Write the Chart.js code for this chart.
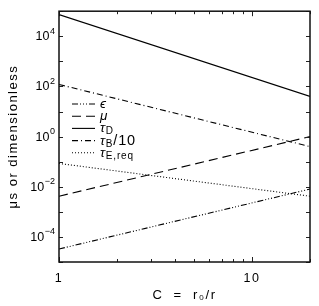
<!DOCTYPE html>
<html>
<head>
<meta charset="utf-8">
<script src="https://cdn.jsdelivr.net/npm/chart.js@4.4.1/dist/chart.umd.min.js"></script>
<style>
  html, body { margin: 0; padding: 0; background: #fff; }
  #grafica { display: block; }
</style>
</head>
<body>
<canvas id="grafica" width="319" height="306"></canvas>
<script>
// Datos (rectas en log-log, se dan los extremos)
const valoresC = [1, 20];
const serieEpsilon = [3.3e-5, 8.1e-3];
const serieMu = [4.2e-3, 1.0];
const serieTauD = [7.3e4, 40];
const serieTauB10 = [120, 0.40];
const serieTauEreq = [0.085, 4.2e-3];

// Marcas de los ejes
const ticksX = [1, 2, 3, 4, 5, 6, 7, 8, 9, 10, 20];
const etiquetasX = { 1: "1", 10: "10" };
const ticksY = [1e-5, 1e-4, 1e-3, 1e-2, 1e-1, 1, 10, 100, 1e3, 1e4, 1e5];
const exponentesY = [-4, -2, 0, 2, 4];

// Leyenda: símbolo, subíndice, resto
const leyenda = [
    { base: "ϵ", sub: "", resto: "", dash: [6, 2, 1, 2, 1, 2, 1, 2] },
    { base: "μ", sub: "", resto: "", dash: [9, 5] },
    { base: "τ", sub: "D", resto: "", dash: [] },
    { base: "τ", sub: "B", resto: "/10", dash: [6, 3, 1, 3] },
    { base: "τ", sub: "E,req", resto: "", dash: [1, 2] }
];

const FUENTE = "'Liberation Sans', Arial, sans-serif";

function puntos(ys) {
    return valoresC.map((c, i) => ({ x: c, y: ys[i] }));
}

function serie(ys, dash) {
    return {
        data: puntos(ys),
        borderColor: "#000",
        borderWidth: 1.1,
        borderDash: dash,
        pointRadius: 0,
        fill: false,
        tension: 0
    };
}

// Marcas hacia dentro, marco, etiquetas 10^n y leyenda
const decoracion = {
    id: "decoracion",
    beforeDraw(chart) {
        chart.ctx.letterSpacing = "1.5px";
    },
    beforeDatasetsDraw(chart) {
        chart.ctx.letterSpacing = "0px";
    },
    afterDraw(chart) {
        const { ctx, chartArea: a, scales } = chart;
        ctx.save();
        ctx.letterSpacing = "0px";
        ctx.strokeStyle = "#222";
        ctx.lineWidth = 1;
        ctx.setLineDash([]);
        ctx.beginPath();
        ticksX.forEach(v => {
            const px = Math.round(scales.x.getPixelForValue(v)) + 0.5;
            const len = (v === 1 || v === 10) ? 5 : 3;
            ctx.moveTo(px, a.bottom); ctx.lineTo(px, a.bottom - len);
            ctx.moveTo(px, a.top); ctx.lineTo(px, a.top + len);
        });
        ticksY.forEach(v => {
            const py = Math.round(scales.y.getPixelForValue(v)) + 0.5;
            ctx.moveTo(a.left, py); ctx.lineTo(a.left + 4, py);
            ctx.moveTo(a.right, py); ctx.lineTo(a.right - 4, py);
        });
        ctx.stroke();

        ctx.lineWidth = 1.5;
        ctx.strokeStyle = "#111";
        ctx.strokeRect(a.left, a.top, a.right - a.left, a.bottom - a.top);

        // etiquetas del eje y: 10 con exponente
        ctx.fillStyle = "#000";
        ctx.textBaseline = "middle";
        ctx.textAlign = "left";
        exponentesY.forEach(e => {
            const py = scales.y.getPixelForValue(Math.pow(10, e));
            const exp = e < 0 ? "\u2212" + Math.abs(e) : String(e);
            ctx.font = "9px " + FUENTE;
            const wExp = ctx.measureText(exp).width;
            ctx.font = "12.5px " + FUENTE;
            const wBase = ctx.measureText("10").width;
            const x0 = a.left - 4 - wExp - wBase - 0.5;
            ctx.fillText("10", x0, py + 0.5);
            ctx.font = "9px " + FUENTE;
            ctx.fillText(exp, x0 + wBase + 0.5, py - 5);
        });

        // leyenda
        ctx.textBaseline = "alphabetic";
        ctx.letterSpacing = "0.8px";
        leyenda.forEach((item, i) => {
            const y = 104 + i * 12.2;
            ctx.beginPath();
            ctx.lineWidth = 1.1;
            ctx.strokeStyle = "#000";
            ctx.setLineDash(item.dash);
            ctx.moveTo(72, y);
            ctx.lineTo(95, y);
            ctx.stroke();
            ctx.setLineDash([]);

            let x = 100;
            ctx.font = "italic 13.5px " + FUENTE;
            ctx.fillText(item.base, x, y + 4);
            x += ctx.measureText(item.base).width;
            if (item.sub) {
                ctx.font = "10px " + FUENTE;
                ctx.fillText(item.sub, x, y + 6);
                x += ctx.measureText(item.sub).width;
            }
            if (item.resto) {
                ctx.font = "14.5px " + FUENTE;
                ctx.fillText(item.resto, x, y + 4);
            }
        });
        ctx.restore();
    }
};

new Chart(document.getElementById("grafica"), {
    type: "line",
    data: {
        datasets: [
            serie(serieEpsilon, [6, 2, 1, 2, 1, 2, 1, 2]),
            serie(serieMu, [9, 5]),
            serie(serieTauD, []),
            serie(serieTauB10, [6, 3, 1, 3]),
            serie(serieTauEreq, [1, 2])
        ]
    },
    options: {
        responsive: false,
        animation: false,
        layout: { padding: { top: 8, right: 5, left: 0, bottom: 0 } },
        plugins: {
            legend: { display: false },
            tooltip: { enabled: false }
        },
        scales: {
            x: {
                type: "logarithmic",
                min: 1,
                max: 20,
                afterBuildTicks: s => { s.ticks = ticksX.map(v => ({ value: v })); },
                afterFit: s => { s.height = 44; },
                grid: { display: false, drawTicks: false },
                border: { display: false },
                ticks: {
                    autoSkip: false,
                    maxRotation: 0,
                    padding: 9,
                    color: "#000",
                    font: { family: FUENTE, size: 12.5 },
                    callback: v => etiquetasX[v] || ""
                },
                title: {
                    display: true,
                    text: "C  =  r₀/r",
                    color: "#000",
                    font: { family: FUENTE, size: 13 },
                    padding: { top: 0, bottom: 3 }
                }
            },
            y: {
                type: "logarithmic",
                min: 1e-5,
                max: 1e5,
                afterBuildTicks: s => { s.ticks = ticksY.map(v => ({ value: v })); },
                afterFit: s => { s.width = 59; },
                grid: { display: false, drawTicks: false },
                border: { display: false },
                ticks: {
                    autoSkip: false,
                    padding: 4,
                    callback: () => ""
                },
                title: {
                    display: true,
                    text: "μs or dimensionless",
                    color: "#000",
                    font: { family: FUENTE, size: 13 },
                    padding: { top: 6, bottom: 0 }
                }
            }
        }
    },
    plugins: [decoracion]
});
</script>
</body>
</html>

** TO DO **
Repeat exactly and only the lines from the start of the data above through the line that holds "const exponentesY = [-4, -2, 0, 2, 4];", inclusive. Pictures do not belong in the copy.

** FINISHED EXERCISE **
Write the Chart.js code for this chart.
<!DOCTYPE html>
<html>
<head>
<meta charset="utf-8">
<script src="https://cdn.jsdelivr.net/npm/chart.js@4.4.1/dist/chart.umd.min.js"></script>
<style>
  html, body { margin: 0; padding: 0; background: #fff; }
  #grafica { display: block; }
</style>
</head>
<body>
<canvas id="grafica" width="319" height="306"></canvas>
<script>
// Datos (rectas en log-log, se dan los extremos)
const valoresC = [1, 20];
const serieEpsilon = [3.3e-5, 8.1e-3];
const serieMu = [4.2e-3, 1.0];
const serieTauD = [7.3e4, 40];
const serieTauB10 = [120, 0.40];
const serieTauEreq = [0.085, 4.2e-3];

// Marcas de los ejes
const ticksX = [1, 2, 3, 4, 5, 6, 7, 8, 9, 10, 20];
const etiquetasX = { 1: "1", 10: "10" };
const ticksY = [1e-5, 1e-4, 1e-3, 1e-2, 1e-1, 1, 10, 100, 1e3, 1e4, 1e5];
const exponentesY = [-4, -2, 0, 2, 4];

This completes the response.